A public health crisis like no other in living memory. Surgeons helping with medical treatment, retired clinicians coming into work, medical students being graduated early to pitch in. The COVID-19 pandemic is anything but “normal” for providers.

Then there’s the illness and death. The CDC currently reports more than 80-thousand infections and 446 deaths among health care workers from limited available data. But a joint project by Kaiser Health News and The Guardian puts the figure as of mid-June at 657 dead health care workers from COVID-19, and 20 percent of all infections in some states.

Obviously the mental and emotional impact on clinicians is large. Dr. Dennis Charney, the Dean of the Icahn School of Medicine at Mount Sinai and President for Academic Affairs for the Mount Sinai Health System, told NBC New York that they expect 25-40 percent of first responders will experience PTSD from the impact of this pandemic.

Many hospitals and practices are reaching out to their own workers to help. CRICO recently spoke with doctors on the front lines helping other providers cope, promoting professional care and offering personal support (Click below to listen to our latest edition of our monthly podcast, Safety Net.)


Click to see the full transcript.

In Boston, peer support is being added to routine workplace assistance for doctors and nurses for some institutions. At UMASS Memorial Health in Worcester, MA, clinicians in the COVID wards were contacted individually to see how they are doing.

“We all know that the hospitals in Massachusetts have been reporting significant numbers of caregivers who have gotten COVID themselves despite the PPE and the negative pressure rooms and all of the things that are done,” says Dr. Stephen Tosi, Chief Medical Officer for UMASS Memorial Health Care, a 991-bed system.

“Some physicians and advanced practice clinicians, and residents and fellows—all of whom are pitching in—some of them go home and self-quarantine in their own homes,” Dr. Tosi continues. “They sleep in a guest room. They sleep on a cot in the basement. They see their children through the glass of a sliding glass door because they don’t want to take the risk of bringing that home to their family.”

One doctor from Massachusetts General Hospital joined a neighbor who works in health care to set up a nation-wide free on-line counseling service for doctors and nurses. It’s called The Emotional PPE Project, and it’s up and running in nearly 40 states with 275 volunteer licensed therapists.

Dr. Daniel Sadawi-Konefka is an anesthesiologist overseeing 80-plus residents at Massachusetts General Hospital in Boston. Emotional PPE is essential for frontline COVID-19 workers, he says, because “what we’re going through now is not normal, it shouldn’t feel normal, and we can’t just press on and ignore it.”

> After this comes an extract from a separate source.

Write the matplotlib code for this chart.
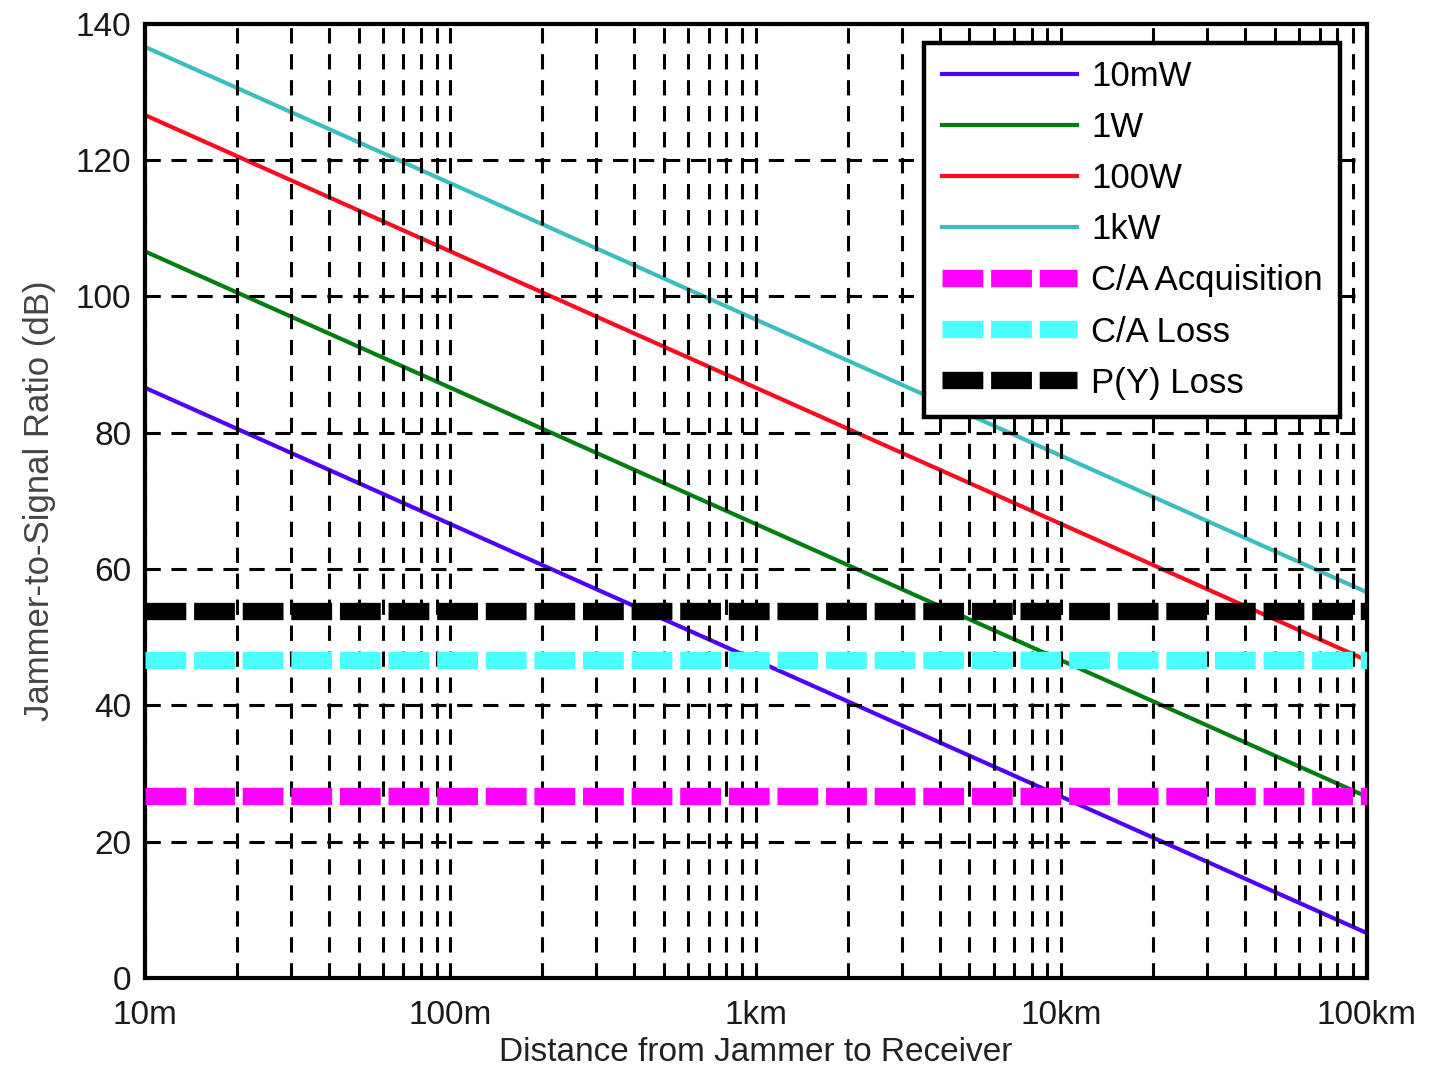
import numpy as np
from matplotlib import pyplot as plt
from matplotlib.ticker import FixedLocator, LogLocator, NullFormatter

#%% Datos

dist = [10, 100, 1000, 10000, 100000]   # metros
js_10mW = [86.6, 66.6, 46.6, 26.6, 6.6]
js_1W = [106.6, 86.6, 66.6, 46.6, 26.6]
js_100W = [126.6, 106.6, 86.6, 66.6, 46.6]
js_1kW = [136.6, 116.6, 96.6, 76.6, 56.6]

ca_acq = 26.7
ca_loss = 46.7
py_loss = 53.9

xticks = [10, 100, 1000, 10000, 100000]
xticklabels = ['10m', '100m', '1km', '10km', '100km']
yticks = [0, 20, 40, 60, 80, 100, 120, 140]

#%% Grafico

plt.rcParams['font.family'] = ['Liberation Sans', 'DejaVu Sans']

fig = plt.figure(figsize=(14.29, 10.71), dpi=100)
ax = fig.add_axes([0.1015, 0.0868, 0.855, 0.891])

ax.semilogx(dist, js_10mW, color='#5000ff', lw=3, label='10mW')
ax.semilogx(dist, js_1W, color='#007f10', lw=3, label='1W')
ax.semilogx(dist, js_100W, color='#ff0a1e', lw=3, label='100W')
ax.semilogx(dist, js_1kW, color='#3cbec0', lw=3, label='1kW')

thick = dict(lw=12.5, dashes=(2.35, 0.45), zorder=3, solid_capstyle='butt')
ax.axhline(ca_acq, color='#ff00ff', label='C/A Acquisition', **thick)
ax.axhline(ca_loss, color='#4cffff', label='C/A Loss', **thick)
ax.axhline(py_loss, color='black', label='P(Y) Loss', **thick)

ax.set_xlim(10, 100000)
ax.set_ylim(0, 140)
ax.xaxis.set_major_locator(FixedLocator(xticks))
ax.set_xticklabels(xticklabels)
ax.xaxis.set_minor_locator(LogLocator(base=10, subs=np.arange(2, 10)))
ax.xaxis.set_minor_formatter(NullFormatter())
ax.set_yticks(yticks)

ax.set_axisbelow(False)
ax.grid(True, which='both', color='black', lw=2.2, dashes=(5, 3.5))
ax.tick_params(which='both', direction='in', length=5, width=2,
               labelsize=24, labelcolor='#1a1a1a')
ax.tick_params(axis='x', pad=16)
ax.tick_params(axis='y', pad=10)
for s in ax.spines.values():
    s.set_linewidth(3)

ax.set_xlabel('Distance from Jammer to Receiver', fontsize=24, color='#222222', labelpad=4)
ax.set_ylabel('Jammer-to-Signal Ratio (dB)', fontsize=25, color='#444444', labelpad=14)

leg = ax.legend(loc='upper right', bbox_to_anchor=(0.978, 0.98), fontsize=25,
                fancybox=False, framealpha=1, edgecolor='black',
                handlelength=3.9, labelspacing=0.52, borderpad=0.5,
                handletextpad=0.4, borderaxespad=0)
leg.get_frame().set_linewidth(3.2)
leg.set_zorder(5)

plt.savefig('out.png', dpi=100)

The overriding emotion for Dr. Sadawi-Konefka and his cohorts isn’t necessarily fear, it’s sadness.

How do I pick which one of my children get to say goodbye to their mother? —Dr. Daniel Sadawi-Konefka

“I think that we’re used to, unfortunately, seeing not everyone do well, but the number of people who don’t do well is higher now than it typically is and when people die, it’s different than when they normally die. Hospital restrictions typically don’t allow a lot of people, even at end of life, and that’s really challenging. I remember a patient of mine who, it became clear that they were not going to survive and having a conversation with her husband, and he asked me, because we could only allow one person to come in, he asked me ‘how do I pick which one of my children get to say goodbye to their mother?’”

During this period of additional stress, CRICO in the Harvard system created a COVID-19 Resource page to deliver support and reassurance, and to tell members about available resources, coverage, and liability protections.